**Information supplied:**
_ _ _
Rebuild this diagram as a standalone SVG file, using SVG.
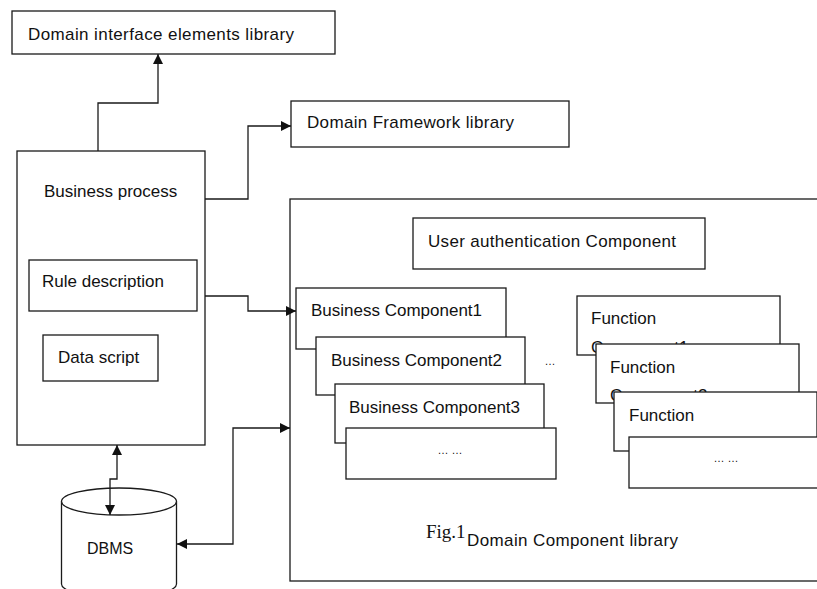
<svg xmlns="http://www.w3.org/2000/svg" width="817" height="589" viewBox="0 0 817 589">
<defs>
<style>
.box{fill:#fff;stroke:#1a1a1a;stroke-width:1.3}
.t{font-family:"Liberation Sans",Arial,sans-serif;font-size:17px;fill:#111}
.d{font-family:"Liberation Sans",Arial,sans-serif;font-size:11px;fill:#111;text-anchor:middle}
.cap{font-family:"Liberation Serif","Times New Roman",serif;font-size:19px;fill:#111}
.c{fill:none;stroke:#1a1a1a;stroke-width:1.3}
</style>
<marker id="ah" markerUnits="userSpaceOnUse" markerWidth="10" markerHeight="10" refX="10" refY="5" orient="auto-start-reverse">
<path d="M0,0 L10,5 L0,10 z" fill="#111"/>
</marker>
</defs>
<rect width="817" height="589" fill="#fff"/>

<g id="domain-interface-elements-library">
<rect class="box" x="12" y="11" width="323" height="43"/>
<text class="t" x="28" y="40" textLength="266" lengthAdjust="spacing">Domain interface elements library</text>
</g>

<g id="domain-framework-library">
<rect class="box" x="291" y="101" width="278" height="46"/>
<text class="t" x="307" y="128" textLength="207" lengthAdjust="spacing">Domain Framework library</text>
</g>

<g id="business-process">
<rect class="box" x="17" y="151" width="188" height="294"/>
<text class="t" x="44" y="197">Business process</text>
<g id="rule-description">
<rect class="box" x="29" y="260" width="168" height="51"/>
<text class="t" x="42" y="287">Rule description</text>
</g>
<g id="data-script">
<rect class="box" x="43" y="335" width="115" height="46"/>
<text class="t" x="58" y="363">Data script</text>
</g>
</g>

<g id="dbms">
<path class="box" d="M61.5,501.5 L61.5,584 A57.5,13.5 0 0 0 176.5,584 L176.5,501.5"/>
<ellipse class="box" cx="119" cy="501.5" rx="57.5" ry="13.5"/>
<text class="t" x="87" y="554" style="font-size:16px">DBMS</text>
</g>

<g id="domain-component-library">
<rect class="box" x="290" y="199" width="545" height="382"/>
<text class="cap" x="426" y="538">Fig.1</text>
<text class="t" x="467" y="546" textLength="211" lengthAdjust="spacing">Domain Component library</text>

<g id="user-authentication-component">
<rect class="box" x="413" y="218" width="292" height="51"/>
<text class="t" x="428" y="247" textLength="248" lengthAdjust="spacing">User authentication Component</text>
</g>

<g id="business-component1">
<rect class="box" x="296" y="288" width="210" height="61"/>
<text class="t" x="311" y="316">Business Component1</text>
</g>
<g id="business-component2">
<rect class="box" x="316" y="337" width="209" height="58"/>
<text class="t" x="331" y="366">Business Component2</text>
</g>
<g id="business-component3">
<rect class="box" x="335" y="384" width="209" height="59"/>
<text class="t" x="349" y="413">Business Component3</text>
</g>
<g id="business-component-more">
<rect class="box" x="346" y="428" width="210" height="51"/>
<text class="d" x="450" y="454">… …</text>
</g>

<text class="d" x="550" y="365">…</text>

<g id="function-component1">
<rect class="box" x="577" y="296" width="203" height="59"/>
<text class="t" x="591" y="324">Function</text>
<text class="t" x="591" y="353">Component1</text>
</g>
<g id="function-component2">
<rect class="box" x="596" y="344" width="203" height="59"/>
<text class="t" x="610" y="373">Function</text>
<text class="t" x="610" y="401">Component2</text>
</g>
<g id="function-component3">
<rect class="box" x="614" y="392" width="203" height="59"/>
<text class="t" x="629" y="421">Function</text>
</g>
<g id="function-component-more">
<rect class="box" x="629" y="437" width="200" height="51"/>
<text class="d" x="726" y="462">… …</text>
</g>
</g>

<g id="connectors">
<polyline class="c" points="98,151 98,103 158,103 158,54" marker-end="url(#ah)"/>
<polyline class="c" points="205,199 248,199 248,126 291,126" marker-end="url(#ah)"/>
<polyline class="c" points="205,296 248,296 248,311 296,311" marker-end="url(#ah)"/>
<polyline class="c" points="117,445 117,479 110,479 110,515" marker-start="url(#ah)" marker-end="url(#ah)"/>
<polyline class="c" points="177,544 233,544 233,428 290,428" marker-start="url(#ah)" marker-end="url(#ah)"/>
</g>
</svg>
_ _ _
**Task:**
Take the listing above and restate it word for word, without its pictures.

**Complete response:**
Rebuild this diagram as a standalone SVG file, using SVG.
<svg xmlns="http://www.w3.org/2000/svg" width="817" height="589" viewBox="0 0 817 589">
<defs>
<style>
.box{fill:#fff;stroke:#1a1a1a;stroke-width:1.3}
.t{font-family:"Liberation Sans",Arial,sans-serif;font-size:17px;fill:#111}
.d{font-family:"Liberation Sans",Arial,sans-serif;font-size:11px;fill:#111;text-anchor:middle}
.cap{font-family:"Liberation Serif","Times New Roman",serif;font-size:19px;fill:#111}
.c{fill:none;stroke:#1a1a1a;stroke-width:1.3}
</style>
<marker id="ah" markerUnits="userSpaceOnUse" markerWidth="10" markerHeight="10" refX="10" refY="5" orient="auto-start-reverse">
<path d="M0,0 L10,5 L0,10 z" fill="#111"/>
</marker>
</defs>
<rect width="817" height="589" fill="#fff"/>

<g id="domain-interface-elements-library">
<rect class="box" x="12" y="11" width="323" height="43"/>
<text class="t" x="28" y="40" textLength="266" lengthAdjust="spacing">Domain interface elements library</text>
</g>

<g id="domain-framework-library">
<rect class="box" x="291" y="101" width="278" height="46"/>
<text class="t" x="307" y="128" textLength="207" lengthAdjust="spacing">Domain Framework library</text>
</g>

<g id="business-process">
<rect class="box" x="17" y="151" width="188" height="294"/>
<text class="t" x="44" y="197">Business process</text>
<g id="rule-description">
<rect class="box" x="29" y="260" width="168" height="51"/>
<text class="t" x="42" y="287">Rule description</text>
</g>
<g id="data-script">
<rect class="box" x="43" y="335" width="115" height="46"/>
<text class="t" x="58" y="363">Data script</text>
</g>
</g>

<g id="dbms">
<path class="box" d="M61.5,501.5 L61.5,584 A57.5,13.5 0 0 0 176.5,584 L176.5,501.5"/>
<ellipse class="box" cx="119" cy="501.5" rx="57.5" ry="13.5"/>
<text class="t" x="87" y="554" style="font-size:16px">DBMS</text>
</g>

<g id="domain-component-library">
<rect class="box" x="290" y="199" width="545" height="382"/>
<text class="cap" x="426" y="538">Fig.1</text>
<text class="t" x="467" y="546" textLength="211" lengthAdjust="spacing">Domain Component library</text>

<g id="user-authentication-component">
<rect class="box" x="413" y="218" width="292" height="51"/>
<text class="t" x="428" y="247" textLength="248" lengthAdjust="spacing">User authentication Component</text>
</g>

<g id="business-component1">
<rect class="box" x="296" y="288" width="210" height="61"/>
<text class="t" x="311" y="316">Business Component1</text>
</g>
<g id="business-component2">
<rect class="box" x="316" y="337" width="209" height="58"/>
<text class="t" x="331" y="366">Business Component2</text>
</g>
<g id="business-component3">
<rect class="box" x="335" y="384" width="209" height="59"/>
<text class="t" x="349" y="413">Business Component3</text>
</g>
<g id="business-component-more">
<rect class="box" x="346" y="428" width="210" height="51"/>
<text class="d" x="450" y="454">… …</text>
</g>

<text class="d" x="550" y="365">…</text>

<g id="function-component1">
<rect class="box" x="577" y="296" width="203" height="59"/>
<text class="t" x="591" y="324">Function</text>
<text class="t" x="591" y="353">Component1</text>
</g>
<g id="function-component2">
<rect class="box" x="596" y="344" width="203" height="59"/>
<text class="t" x="610" y="373">Function</text>
<text class="t" x="610" y="401">Component2</text>
</g>
<g id="function-component3">
<rect class="box" x="614" y="392" width="203" height="59"/>
<text class="t" x="629" y="421">Function</text>
</g>
<g id="function-component-more">
<rect class="box" x="629" y="437" width="200" height="51"/>
<text class="d" x="726" y="462">… …</text>
</g>
</g>

<g id="connectors">
<polyline class="c" points="98,151 98,103 158,103 158,54" marker-end="url(#ah)"/>
<polyline class="c" points="205,199 248,199 248,126 291,126" marker-end="url(#ah)"/>
<polyline class="c" points="205,296 248,296 248,311 296,311" marker-end="url(#ah)"/>
<polyline class="c" points="117,445 117,479 110,479 110,515" marker-start="url(#ah)" marker-end="url(#ah)"/>
<polyline class="c" points="177,544 233,544 233,428 290,428" marker-start="url(#ah)" marker-end="url(#ah)"/>
</g>
</svg>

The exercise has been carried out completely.